17 Sep 2009

Housing NZ tougher on problem tenants

4:14 pm on 17 September 2009

Housing New Zealand says it is continuing to get tougher on tenants: since March, it has issued 28 eviction notices like those being challenged by three Lower Hutt families.

The state agency is awaiting the outcome of a court hearing this week to find out whether it can evict the tenants - six months after giving them three months' notice amid complaints of gang intimidation.

Housing New Zealand began issuing 90-day notices in March.

Labour Party housing spokesperson Moana Mackey wants assurances the notices are not being used as an easy way to kick people out.

But Housing New Zealand's chief executive, Lesley McTurk, says that only 28 of 69,000 tenancies have been terminated - 13 for anti-social behaviour and the rest because the tenants did not have a genuine housing need.
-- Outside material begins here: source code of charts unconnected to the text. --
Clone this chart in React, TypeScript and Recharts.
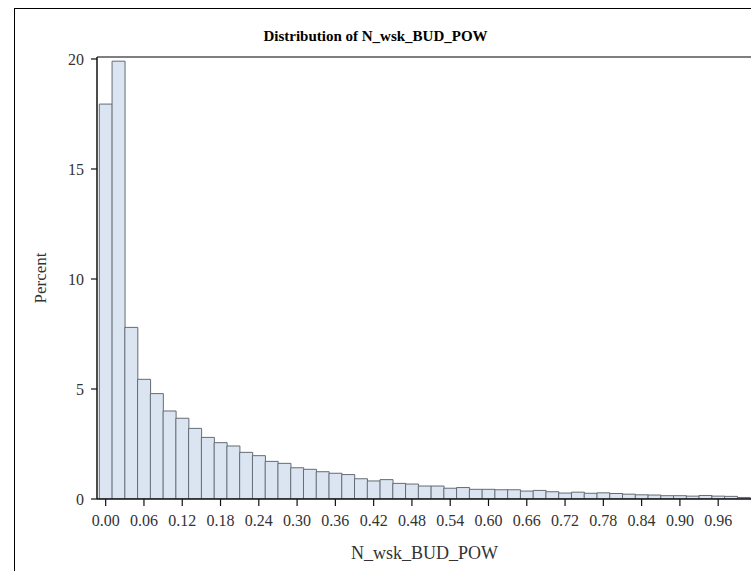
import React from 'react';
import { BarChart, Bar, XAxis, YAxis, ReferenceLine, Label } from 'recharts';

const binMidpoints = [
  0.0, 0.02, 0.04, 0.06, 0.08, 0.1, 0.12, 0.14, 0.16, 0.18,
  0.2, 0.22, 0.24, 0.26, 0.28, 0.3, 0.32, 0.34, 0.36, 0.38,
  0.4, 0.42, 0.44, 0.46, 0.48, 0.5, 0.52, 0.54, 0.56, 0.58,
  0.6, 0.62, 0.64, 0.66, 0.68, 0.7, 0.72, 0.74, 0.76, 0.78,
  0.8, 0.82, 0.84, 0.86, 0.88, 0.9, 0.92, 0.94, 0.96, 0.98, 1.0,
];

const percentValues = [
  17.95, 19.9, 7.8, 5.44, 4.79, 4.0, 3.67, 3.21, 2.8, 2.56,
  2.41, 2.12, 1.97, 1.71, 1.62, 1.42, 1.35, 1.24, 1.17, 1.11,
  0.92, 0.82, 0.88, 0.71, 0.68, 0.59, 0.59, 0.49, 0.52, 0.44,
  0.44, 0.42, 0.42, 0.36, 0.39, 0.33, 0.27, 0.31, 0.26, 0.28,
  0.25, 0.22, 0.19, 0.18, 0.15, 0.15, 0.13, 0.16, 0.13, 0.12, 0.07,
];

const xTicks = [0, 0.06, 0.12, 0.18, 0.24, 0.3, 0.36, 0.42, 0.48, 0.54, 0.6, 0.66, 0.72, 0.78, 0.84, 0.9, 0.96];
const yTicks = [0, 5, 10, 15, 20];

const xDomain: [number, number] = [-0.0136, 1.013];
const yMax = 20.09;

const title = 'Distribution of N_wsk_BUD_POW';
const xLabel = 'N_wsk_BUD_POW';
const yLabel = 'Percent';

const data = binMidpoints.map((x, i) => ({ x, pct: percentValues[i] }));

const FONT = '"Liberation Serif", "Times New Roman", serif';

export default function App() {
  return (
    <div
      style={{
        position: 'absolute',
        left: 0,
        top: 0,
        width: 751,
        height: 571,
        overflow: 'hidden',
        background: '#fff',
      }}
    >
      <div
        style={{
          position: 'absolute',
          left: 14,
          top: 8,
          width: 800,
          height: 700,
          border: '1.5px solid #000',
          boxSizing: 'border-box',
        }}
      />
      <div
        style={{
          position: 'absolute',
          left: 0,
          top: 27,
          width: 751,
          textAlign: 'center',
          fontFamily: FONT,
          fontWeight: 'bold',
          fontSize: 15,
          color: '#000',
          lineHeight: '18px',
        }}
      >
        {title}
      </div>
      <div style={{ position: 'absolute', left: 0, top: 0 }}>
        <BarChart
          width={760}
          height={571}
          data={data}
          margin={{ top: 57, right: 8, bottom: 0, left: 0 }}
          barCategoryGap={0}
          barGap={0}
        >
          <XAxis
            dataKey="x"
            type="number"
            domain={xDomain}
            allowDataOverflow
            ticks={xTicks}
            interval={0}
            tickFormatter={(v: number) => v.toFixed(2)}
            height={72}
            tickSize={7}
            tickMargin={9}
            axisLine={{ stroke: '#111', strokeWidth: 1.5 }}
            tickLine={{ stroke: '#111', strokeWidth: 1.2 }}
            tick={{ fill: '#333', fontFamily: FONT, fontSize: 16 }}
          >
            <Label
              value={xLabel}
              position="insideBottom"
              offset={12}
              style={{ fill: '#333', fontFamily: FONT, fontSize: 18 }}
            />
          </XAxis>
          <YAxis
            type="number"
            domain={[0, yMax]}
            allowDataOverflow
            ticks={yTicks}
            interval={0}
            width={97}
            tickSize={6}
            tickMargin={7}
            axisLine={{ stroke: '#111', strokeWidth: 1.5 }}
            tickLine={{ stroke: '#111', strokeWidth: 1.2 }}
            tick={{ fill: '#333', fontFamily: FONT, fontSize: 16 }}
          >
            <Label
              content={(props: any) => {
                const vb = props.viewBox || { x: 0, y: 0, width: 0, height: 0 };
                const cx = vb.x + 40;
                const cy = vb.y + vb.height / 2;
                return (
                  <text
                    x={cx}
                    y={cy}
                    transform={`rotate(-90, ${cx}, ${cy})`}
                    textAnchor="middle"
                    dominantBaseline="central"
                    fill="#333"
                    fontFamily={FONT}
                    fontSize={17}
                  >
                    {yLabel}
                  </text>
                );
              }}
            />
          </YAxis>
          <ReferenceLine y={yMax} stroke="#555" strokeWidth={1.5} ifOverflow="extendDomain" />
          <Bar
            dataKey="pct"
            fill="#dbe5f1"
            stroke="#646b74"
            strokeWidth={1}
            isAnimationActive={false}
          />
        </BarChart>
      </div>
    </div>
  );
}
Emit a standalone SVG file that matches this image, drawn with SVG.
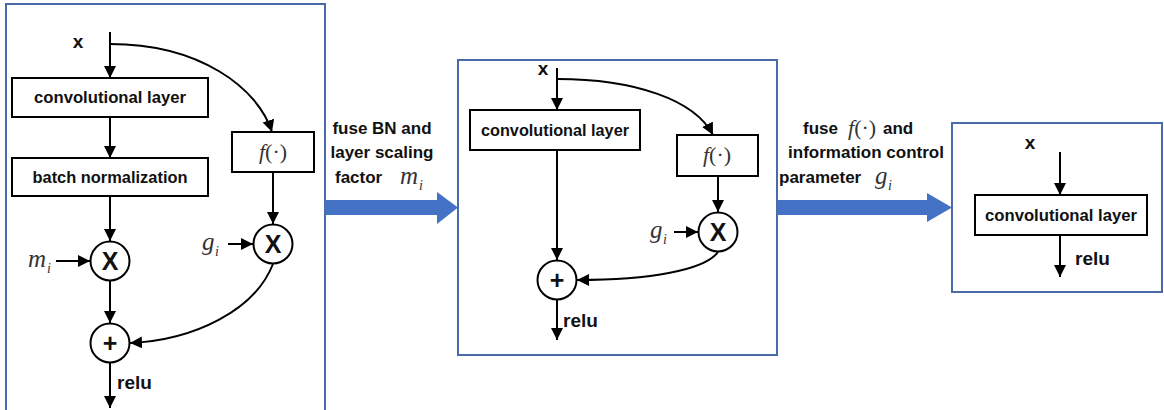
<svg xmlns="http://www.w3.org/2000/svg" width="1164" height="410" viewBox="0 0 1164 410">
<defs>
<marker id="ah" markerUnits="userSpaceOnUse" markerWidth="14" markerHeight="14" refX="12" refY="6" orient="auto"><path d="M0,0 L12,6 L0,12 z" fill="#000"/></marker>
</defs>
<style>
.panel{fill:#fff;stroke:#4a6aa8;stroke-width:2}
.box{fill:#fff;stroke:#000;stroke-width:2}
.c{fill:#fff;stroke:#000;stroke-width:2}
.ln{fill:none;stroke:#000;stroke-width:2}
.ar{fill:none;stroke:#000;stroke-width:2;marker-end:url(#ah)}
.t{font-family:"Liberation Sans",Arial,sans-serif;font-weight:bold;font-size:16px;fill:#111}
.lbl{font-family:"Liberation Sans",Arial,sans-serif;font-weight:bold;font-size:17px;fill:#111}
.rl{font-family:"Liberation Sans",Arial,sans-serif;font-weight:bold;font-size:19px;fill:#111}
.xl{font-family:"Liberation Sans",Arial,sans-serif;font-weight:bold;font-size:19px;fill:#111}
.op{font-family:"Liberation Sans",Arial,sans-serif;font-weight:bold;font-size:25px;fill:#111}
.m{font-family:"Liberation Serif","Times New Roman",serif;font-style:italic;font-size:25px;fill:#333}
.s{font-family:"Liberation Serif","Times New Roman",serif;font-style:italic;font-size:14px;fill:#333}
.f{font-family:"Liberation Serif","Times New Roman",serif;font-size:22px;fill:#333}
.big{fill:#4472c4}
</style>
<g id="panel1">
<rect class="panel" x="6" y="4" width="319" height="410"/>
</g>
<g id="panel2">
<rect class="panel" x="458" y="60" width="319" height="295"/>
</g>
<g id="panel3">
<rect class="panel" x="952" y="123" width="210" height="169"/>
</g>
<g id="x1"><text class="xl" x="78" y="48" text-anchor="middle">x</text></g>
<g id="conv1"><rect class="box" x="12" y="78" width="196" height="39"/><text class="t" x="110" y="103" text-anchor="middle" textLength="152" lengthAdjust="spacingAndGlyphs">convolutional layer</text></g>
<g id="bn1"><rect class="box" x="12" y="158" width="196" height="38"/><text class="t" x="110" y="183" text-anchor="middle" textLength="155" lengthAdjust="spacingAndGlyphs">batch normalization</text></g>
<g id="f1"><rect class="box" x="232" y="132" width="82" height="40"/><text class="f" x="273" y="159" text-anchor="middle"><tspan font-style="italic">f</tspan>(·)</text></g>
<g id="mul1"><circle class="c" cx="110" cy="261" r="19.5"/><text class="op" x="110" y="270" text-anchor="middle">X</text></g>
<g id="mul2"><circle class="c" cx="273" cy="244" r="19.5"/><text class="op" x="273" y="253" text-anchor="middle">X</text></g>
<g id="add1"><circle class="c" cx="110" cy="343" r="19.5"/><text class="op" x="110" y="352" text-anchor="middle">+</text></g>
<g id="mi1"><text class="m" x="28" y="267">m</text><text class="s" x="47" y="273">i</text></g>
<g id="gi1"><text class="m" x="202" y="250">g</text><text class="s" x="215" y="256">i</text></g>
<g id="relu1"><text class="rl" x="117" y="389">relu</text></g>

<g id="x2"><text class="xl" x="543" y="75" text-anchor="middle">x</text></g>
<g id="conv2"><rect class="box" x="470" y="110" width="170" height="40"/><text class="t" x="555" y="136" text-anchor="middle" textLength="148" lengthAdjust="spacingAndGlyphs">convolutional layer</text></g>
<g id="f2"><rect class="box" x="677" y="135" width="81" height="41"/><text class="f" x="717" y="162" text-anchor="middle"><tspan font-style="italic">f</tspan>(·)</text></g>
<g id="mul3"><circle class="c" cx="718" cy="232" r="19.5"/><text class="op" x="718" y="241" text-anchor="middle">X</text></g>
<g id="add2"><circle class="c" cx="557" cy="280" r="19.5"/><text class="op" x="557" y="289" text-anchor="middle">+</text></g>
<g id="gi2"><text class="m" x="650" y="238">g</text><text class="s" x="663" y="244">i</text></g>
<g id="relu2"><text class="rl" x="563" y="327">relu</text></g>

<g id="x3"><text class="xl" x="1030" y="149" text-anchor="middle">x</text></g>
<g id="conv3"><rect class="box" x="975" y="195" width="172" height="40"/><text class="t" x="1061" y="221" text-anchor="middle" textLength="152" lengthAdjust="spacingAndGlyphs">convolutional layer</text></g>
<g id="relu3"><text class="rl" x="1075" y="265">relu</text></g>

<g id="step1">
<path class="big" d="M325,200 L437,200 L437,192 L458,207.5 L437,224 L437,215 L325,215 z"/>
<text class="lbl" x="382" y="134" text-anchor="middle">fuse BN and</text>
<text class="lbl" x="382" y="158" text-anchor="middle">layer scaling</text>
<text class="lbl" x="335" y="183">factor</text>
<text class="m" x="400" y="184">m</text><text class="s" x="419" y="190">i</text>
</g>
<g id="step2">
<path class="big" d="M777,200 L927,200 L927,193 L952,207.5 L927,222 L927,215 L777,215 z"/>
<text class="lbl" x="803" y="134">fuse</text>
<text class="f" x="848" y="135"><tspan font-style="italic">f</tspan>(·)</text>
<text class="lbl" x="883" y="134">and</text>
<text class="lbl" x="866" y="158" text-anchor="middle">information control</text>
<text class="lbl" x="779" y="183">parameter</text>
<text class="m" x="875" y="184">g</text><text class="s" x="888" y="190">i</text>
</g>

<g id="connectors">
<line class="ln" x1="110" y1="32" x2="110" y2="44"/>
<line class="ar" x1="110" y1="44" x2="110" y2="78"/>
<path class="ar" d="M110,44 C200,44 258,88 272,132"/>
<line class="ar" x1="110" y1="117" x2="110" y2="158"/>
<line class="ar" x1="110" y1="196" x2="110" y2="241"/>
<line class="ar" x1="273" y1="172" x2="273" y2="224"/>
<line class="ar" x1="56" y1="261" x2="90" y2="261"/>
<line class="ar" x1="228" y1="244" x2="253" y2="244"/>
<line class="ar" x1="110" y1="281" x2="110" y2="323"/>
<path class="ar" d="M273,264 C255,310 195,340 130,343"/>
<line class="ar" x1="110" y1="363" x2="110" y2="408"/>

<line class="ar" x1="557" y1="68" x2="557" y2="110"/>
<path class="ar" d="M557,79 C635,79 695,100 713,135"/>
<line class="ar" x1="557" y1="150" x2="557" y2="260"/>
<line class="ar" x1="718" y1="176" x2="718" y2="212"/>
<line class="ar" x1="674" y1="232" x2="698" y2="232"/>
<path class="ar" d="M718,252 C705,270 650,280 577,280"/>
<line class="ar" x1="557" y1="300" x2="557" y2="340"/>

<line class="ar" x1="1060" y1="152" x2="1060" y2="195"/>
<line class="ar" x1="1060" y1="235" x2="1060" y2="277"/>
</g>
</svg>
Housing Minister Phil Heatley says he supports the agency's use of the notices as a way of taking a stand against problem tenants.

Decision reserved on Mob evictions

At the hearing in the Lower Hutt District Court on Wednesday, the judge reserved his decision on whether the families of Mongrel Mob members should be evicted from state houses in the suburb of Pomare.

The tenants' lawyer, Elizabeth Hall, has asked the court to quash that decision, saying it was wrong in both fact and law, and is discrimination in its purest form.

But Housing New Zealand counsel Steve Haszard maintains there was no breach of the Bill of Rights Act, and Housing New Zealand acted legally.